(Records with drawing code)
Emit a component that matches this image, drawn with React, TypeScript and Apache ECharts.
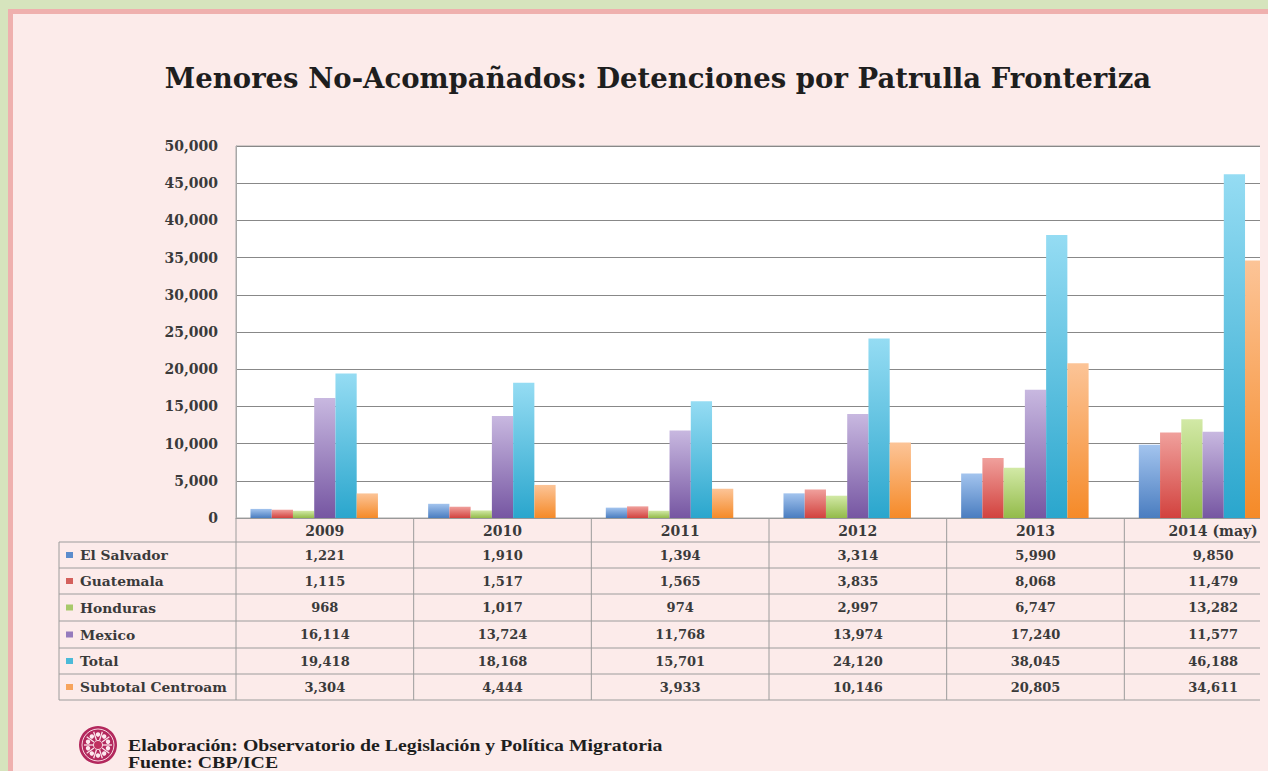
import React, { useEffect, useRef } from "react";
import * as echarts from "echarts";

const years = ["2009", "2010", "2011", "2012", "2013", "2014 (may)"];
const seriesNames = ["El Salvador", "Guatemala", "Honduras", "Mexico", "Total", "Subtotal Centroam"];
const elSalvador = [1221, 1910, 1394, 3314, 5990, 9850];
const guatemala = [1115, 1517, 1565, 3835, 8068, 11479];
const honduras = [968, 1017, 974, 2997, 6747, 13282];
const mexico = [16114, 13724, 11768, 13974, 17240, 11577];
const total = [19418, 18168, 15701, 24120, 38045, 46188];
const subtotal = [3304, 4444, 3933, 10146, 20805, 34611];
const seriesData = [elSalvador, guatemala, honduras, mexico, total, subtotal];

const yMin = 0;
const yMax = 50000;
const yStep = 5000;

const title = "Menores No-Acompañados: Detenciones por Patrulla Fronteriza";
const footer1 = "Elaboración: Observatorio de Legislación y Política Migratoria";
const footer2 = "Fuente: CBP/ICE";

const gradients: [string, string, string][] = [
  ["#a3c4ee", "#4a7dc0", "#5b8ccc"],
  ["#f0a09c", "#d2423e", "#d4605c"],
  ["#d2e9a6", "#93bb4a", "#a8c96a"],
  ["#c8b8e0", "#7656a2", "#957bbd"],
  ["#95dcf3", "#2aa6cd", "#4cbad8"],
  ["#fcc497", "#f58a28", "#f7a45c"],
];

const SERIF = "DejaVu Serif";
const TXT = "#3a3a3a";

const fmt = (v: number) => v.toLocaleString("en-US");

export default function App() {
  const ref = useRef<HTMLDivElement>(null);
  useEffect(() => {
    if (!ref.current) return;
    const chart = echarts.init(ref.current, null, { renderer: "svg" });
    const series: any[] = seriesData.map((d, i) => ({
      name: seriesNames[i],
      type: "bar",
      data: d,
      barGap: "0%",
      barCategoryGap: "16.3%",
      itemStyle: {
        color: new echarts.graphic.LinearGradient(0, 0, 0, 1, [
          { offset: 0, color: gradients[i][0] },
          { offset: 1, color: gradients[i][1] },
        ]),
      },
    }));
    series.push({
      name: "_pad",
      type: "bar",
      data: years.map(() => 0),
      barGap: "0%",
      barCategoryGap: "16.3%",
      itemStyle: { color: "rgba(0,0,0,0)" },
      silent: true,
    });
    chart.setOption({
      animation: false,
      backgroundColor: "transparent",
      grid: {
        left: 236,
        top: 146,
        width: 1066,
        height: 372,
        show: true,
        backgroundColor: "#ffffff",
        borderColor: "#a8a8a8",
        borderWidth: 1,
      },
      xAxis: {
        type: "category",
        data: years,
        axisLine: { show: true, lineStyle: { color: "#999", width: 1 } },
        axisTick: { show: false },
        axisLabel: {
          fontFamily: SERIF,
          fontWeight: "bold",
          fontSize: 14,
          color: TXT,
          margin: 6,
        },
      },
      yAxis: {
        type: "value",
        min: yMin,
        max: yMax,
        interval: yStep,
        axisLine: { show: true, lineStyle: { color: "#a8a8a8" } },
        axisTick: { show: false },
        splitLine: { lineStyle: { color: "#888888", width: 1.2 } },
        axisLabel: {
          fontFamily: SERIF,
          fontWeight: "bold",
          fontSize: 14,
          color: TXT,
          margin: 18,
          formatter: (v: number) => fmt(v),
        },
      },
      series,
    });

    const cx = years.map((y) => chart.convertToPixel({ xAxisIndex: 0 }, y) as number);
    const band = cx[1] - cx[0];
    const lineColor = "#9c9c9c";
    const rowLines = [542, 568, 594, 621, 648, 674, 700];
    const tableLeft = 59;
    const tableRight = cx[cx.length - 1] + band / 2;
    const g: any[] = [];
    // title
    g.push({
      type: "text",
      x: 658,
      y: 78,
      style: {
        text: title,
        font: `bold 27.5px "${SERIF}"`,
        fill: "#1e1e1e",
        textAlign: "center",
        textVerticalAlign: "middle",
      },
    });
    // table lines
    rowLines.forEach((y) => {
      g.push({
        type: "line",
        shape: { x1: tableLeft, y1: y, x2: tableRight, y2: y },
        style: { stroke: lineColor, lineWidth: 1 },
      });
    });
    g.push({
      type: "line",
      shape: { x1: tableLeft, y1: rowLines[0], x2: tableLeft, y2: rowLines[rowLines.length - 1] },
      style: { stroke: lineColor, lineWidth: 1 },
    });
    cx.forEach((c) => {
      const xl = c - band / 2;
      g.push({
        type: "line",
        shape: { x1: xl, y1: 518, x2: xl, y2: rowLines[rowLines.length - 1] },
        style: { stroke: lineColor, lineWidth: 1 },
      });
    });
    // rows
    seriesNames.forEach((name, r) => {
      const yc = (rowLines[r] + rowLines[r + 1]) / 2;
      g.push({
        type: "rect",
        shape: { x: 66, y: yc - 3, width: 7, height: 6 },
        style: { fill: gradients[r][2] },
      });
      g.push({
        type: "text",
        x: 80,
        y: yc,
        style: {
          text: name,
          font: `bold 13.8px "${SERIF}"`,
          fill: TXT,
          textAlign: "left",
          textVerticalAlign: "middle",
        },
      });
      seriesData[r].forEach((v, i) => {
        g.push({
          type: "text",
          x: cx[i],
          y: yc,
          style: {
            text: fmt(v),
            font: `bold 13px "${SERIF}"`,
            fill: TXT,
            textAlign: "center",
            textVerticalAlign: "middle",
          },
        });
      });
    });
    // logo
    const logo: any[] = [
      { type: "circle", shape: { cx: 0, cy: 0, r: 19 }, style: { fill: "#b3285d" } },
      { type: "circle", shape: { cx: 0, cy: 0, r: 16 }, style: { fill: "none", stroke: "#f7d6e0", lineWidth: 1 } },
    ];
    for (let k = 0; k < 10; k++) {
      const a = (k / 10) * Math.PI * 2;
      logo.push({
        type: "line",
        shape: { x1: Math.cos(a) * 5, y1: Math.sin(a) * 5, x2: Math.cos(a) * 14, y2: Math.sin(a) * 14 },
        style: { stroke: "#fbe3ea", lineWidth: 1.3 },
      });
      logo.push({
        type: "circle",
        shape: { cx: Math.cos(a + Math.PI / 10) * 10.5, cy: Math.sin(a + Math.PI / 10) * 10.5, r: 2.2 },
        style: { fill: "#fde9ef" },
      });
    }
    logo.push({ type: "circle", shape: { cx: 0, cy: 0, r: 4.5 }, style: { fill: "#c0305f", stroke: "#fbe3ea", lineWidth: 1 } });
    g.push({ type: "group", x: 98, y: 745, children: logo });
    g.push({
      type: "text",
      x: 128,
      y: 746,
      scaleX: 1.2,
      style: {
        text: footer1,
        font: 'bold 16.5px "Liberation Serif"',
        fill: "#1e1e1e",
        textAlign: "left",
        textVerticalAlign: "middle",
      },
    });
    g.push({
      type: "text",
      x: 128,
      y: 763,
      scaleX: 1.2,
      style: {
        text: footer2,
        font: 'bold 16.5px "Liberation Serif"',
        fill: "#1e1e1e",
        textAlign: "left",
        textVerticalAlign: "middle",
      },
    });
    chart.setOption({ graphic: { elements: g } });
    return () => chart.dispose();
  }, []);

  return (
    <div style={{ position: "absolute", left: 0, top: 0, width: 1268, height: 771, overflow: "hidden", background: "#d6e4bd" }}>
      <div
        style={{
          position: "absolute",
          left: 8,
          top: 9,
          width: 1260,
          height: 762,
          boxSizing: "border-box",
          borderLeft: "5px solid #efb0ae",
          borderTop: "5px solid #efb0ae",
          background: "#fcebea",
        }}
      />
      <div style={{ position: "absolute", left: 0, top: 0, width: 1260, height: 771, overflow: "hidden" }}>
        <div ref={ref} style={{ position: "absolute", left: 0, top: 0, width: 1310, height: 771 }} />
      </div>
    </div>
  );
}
==
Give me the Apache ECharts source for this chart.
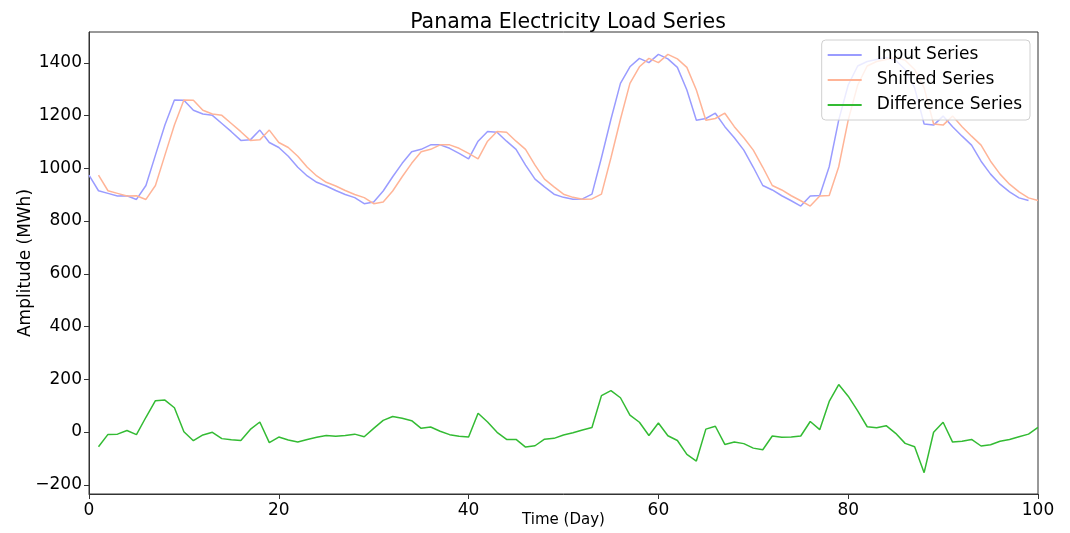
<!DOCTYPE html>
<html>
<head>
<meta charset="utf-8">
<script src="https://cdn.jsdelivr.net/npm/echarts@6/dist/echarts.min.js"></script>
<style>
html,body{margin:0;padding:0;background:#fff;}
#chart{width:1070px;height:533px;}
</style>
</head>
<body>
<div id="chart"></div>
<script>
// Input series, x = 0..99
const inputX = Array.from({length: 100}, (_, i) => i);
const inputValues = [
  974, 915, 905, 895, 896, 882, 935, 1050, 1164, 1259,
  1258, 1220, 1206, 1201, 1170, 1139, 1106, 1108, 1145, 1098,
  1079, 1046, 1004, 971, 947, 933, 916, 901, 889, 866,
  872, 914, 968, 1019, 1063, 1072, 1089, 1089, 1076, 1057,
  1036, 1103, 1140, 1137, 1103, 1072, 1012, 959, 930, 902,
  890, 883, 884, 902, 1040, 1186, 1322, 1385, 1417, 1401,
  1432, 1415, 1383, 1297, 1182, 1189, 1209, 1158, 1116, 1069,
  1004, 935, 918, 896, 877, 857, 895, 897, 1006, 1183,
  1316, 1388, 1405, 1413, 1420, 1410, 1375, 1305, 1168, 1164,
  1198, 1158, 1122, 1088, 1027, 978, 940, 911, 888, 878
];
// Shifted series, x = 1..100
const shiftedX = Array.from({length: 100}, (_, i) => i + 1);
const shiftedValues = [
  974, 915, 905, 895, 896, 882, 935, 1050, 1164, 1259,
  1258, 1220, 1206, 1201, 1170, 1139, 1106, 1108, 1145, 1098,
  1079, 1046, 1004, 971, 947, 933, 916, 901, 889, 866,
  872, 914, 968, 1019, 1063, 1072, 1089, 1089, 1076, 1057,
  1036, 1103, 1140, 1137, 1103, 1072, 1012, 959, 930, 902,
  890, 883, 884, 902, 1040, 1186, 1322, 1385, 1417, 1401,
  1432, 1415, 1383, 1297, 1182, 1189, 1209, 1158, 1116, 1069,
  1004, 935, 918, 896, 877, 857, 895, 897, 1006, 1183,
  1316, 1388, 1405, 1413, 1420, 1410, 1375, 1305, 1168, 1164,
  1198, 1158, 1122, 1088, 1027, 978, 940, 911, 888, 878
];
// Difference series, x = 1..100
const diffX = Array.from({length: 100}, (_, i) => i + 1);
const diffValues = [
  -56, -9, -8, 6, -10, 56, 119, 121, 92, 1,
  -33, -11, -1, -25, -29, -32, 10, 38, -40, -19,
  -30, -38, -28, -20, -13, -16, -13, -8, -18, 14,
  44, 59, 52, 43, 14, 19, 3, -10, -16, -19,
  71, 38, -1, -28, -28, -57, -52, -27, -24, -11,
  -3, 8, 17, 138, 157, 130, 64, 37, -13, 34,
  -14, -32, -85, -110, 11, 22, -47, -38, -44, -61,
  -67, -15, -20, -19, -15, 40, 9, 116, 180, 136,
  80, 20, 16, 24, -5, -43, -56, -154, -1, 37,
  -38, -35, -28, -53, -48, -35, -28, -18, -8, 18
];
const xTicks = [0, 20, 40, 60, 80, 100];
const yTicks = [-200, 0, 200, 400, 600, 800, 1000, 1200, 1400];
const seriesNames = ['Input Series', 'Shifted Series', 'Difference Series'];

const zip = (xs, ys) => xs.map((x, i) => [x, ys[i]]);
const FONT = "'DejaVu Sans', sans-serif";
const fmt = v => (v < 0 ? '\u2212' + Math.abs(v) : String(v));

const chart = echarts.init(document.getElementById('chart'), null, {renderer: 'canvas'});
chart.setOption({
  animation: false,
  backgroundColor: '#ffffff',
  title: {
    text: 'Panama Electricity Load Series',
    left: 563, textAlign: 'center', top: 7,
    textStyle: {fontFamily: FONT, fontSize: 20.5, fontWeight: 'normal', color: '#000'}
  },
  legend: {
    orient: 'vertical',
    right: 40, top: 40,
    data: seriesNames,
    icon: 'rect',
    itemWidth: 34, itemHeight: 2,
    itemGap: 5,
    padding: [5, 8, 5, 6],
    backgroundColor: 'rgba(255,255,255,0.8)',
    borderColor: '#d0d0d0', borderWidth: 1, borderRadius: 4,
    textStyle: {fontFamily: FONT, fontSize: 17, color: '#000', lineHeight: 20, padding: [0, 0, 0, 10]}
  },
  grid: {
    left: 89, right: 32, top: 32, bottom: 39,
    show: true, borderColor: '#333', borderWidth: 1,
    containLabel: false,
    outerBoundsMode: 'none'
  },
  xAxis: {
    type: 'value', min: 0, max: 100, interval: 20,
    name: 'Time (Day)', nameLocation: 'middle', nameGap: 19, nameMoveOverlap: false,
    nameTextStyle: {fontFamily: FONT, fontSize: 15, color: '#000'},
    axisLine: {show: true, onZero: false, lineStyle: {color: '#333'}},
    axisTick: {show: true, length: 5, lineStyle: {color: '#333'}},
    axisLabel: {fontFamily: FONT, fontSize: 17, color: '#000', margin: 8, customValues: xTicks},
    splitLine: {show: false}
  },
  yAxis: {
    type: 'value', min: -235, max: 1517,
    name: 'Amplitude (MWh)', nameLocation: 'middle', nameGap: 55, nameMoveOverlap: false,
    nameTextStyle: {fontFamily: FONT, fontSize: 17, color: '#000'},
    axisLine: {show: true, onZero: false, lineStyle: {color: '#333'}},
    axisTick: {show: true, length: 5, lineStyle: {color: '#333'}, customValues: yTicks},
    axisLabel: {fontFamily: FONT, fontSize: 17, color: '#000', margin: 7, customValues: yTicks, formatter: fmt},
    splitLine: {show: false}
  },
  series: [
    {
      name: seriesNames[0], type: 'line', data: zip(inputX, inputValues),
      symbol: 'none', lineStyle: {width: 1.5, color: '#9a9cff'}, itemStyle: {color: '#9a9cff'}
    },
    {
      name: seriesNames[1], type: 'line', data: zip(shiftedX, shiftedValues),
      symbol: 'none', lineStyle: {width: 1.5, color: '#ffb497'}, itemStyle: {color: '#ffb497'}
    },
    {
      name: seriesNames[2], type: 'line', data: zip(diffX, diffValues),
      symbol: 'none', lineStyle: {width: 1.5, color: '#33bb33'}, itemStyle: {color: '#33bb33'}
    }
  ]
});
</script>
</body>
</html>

*DIRECTIONS*.
Exactly as they appear, write out the lines from the one containing "Emit a component" down to the one containing "const fmt = (v: number)", both included. Pictures are left out.

*EXERCISE ANSWER*.
Emit a component that matches this image, drawn with React, TypeScript and Apache ECharts.
import React, { useEffect, useRef } from "react";
import * as echarts from "echarts";

const years = ["2009", "2010", "2011", "2012", "2013", "2014 (may)"];
const seriesNames = ["El Salvador", "Guatemala", "Honduras", "Mexico", "Total", "Subtotal Centroam"];
const elSalvador = [1221, 1910, 1394, 3314, 5990, 9850];
const guatemala = [1115, 1517, 1565, 3835, 8068, 11479];
const honduras = [968, 1017, 974, 2997, 6747, 13282];
const mexico = [16114, 13724, 11768, 13974, 17240, 11577];
const total = [19418, 18168, 15701, 24120, 38045, 46188];
const subtotal = [3304, 4444, 3933, 10146, 20805, 34611];
const seriesData = [elSalvador, guatemala, honduras, mexico, total, subtotal];

const yMin = 0;
const yMax = 50000;
const yStep = 5000;

const title = "Menores No-Acompañados: Detenciones por Patrulla Fronteriza";
const footer1 = "Elaboración: Observatorio de Legislación y Política Migratoria";
const footer2 = "Fuente: CBP/ICE";

const gradients: [string, string, string][] = [
  ["#a3c4ee", "#4a7dc0", "#5b8ccc"],
  ["#f0a09c", "#d2423e", "#d4605c"],
  ["#d2e9a6", "#93bb4a", "#a8c96a"],
  ["#c8b8e0", "#7656a2", "#957bbd"],
  ["#95dcf3", "#2aa6cd", "#4cbad8"],
  ["#fcc497", "#f58a28", "#f7a45c"],
];

const SERIF = "DejaVu Serif";
const TXT = "#3a3a3a";

const fmt = (v: number) => v.toLocaleString("en-US");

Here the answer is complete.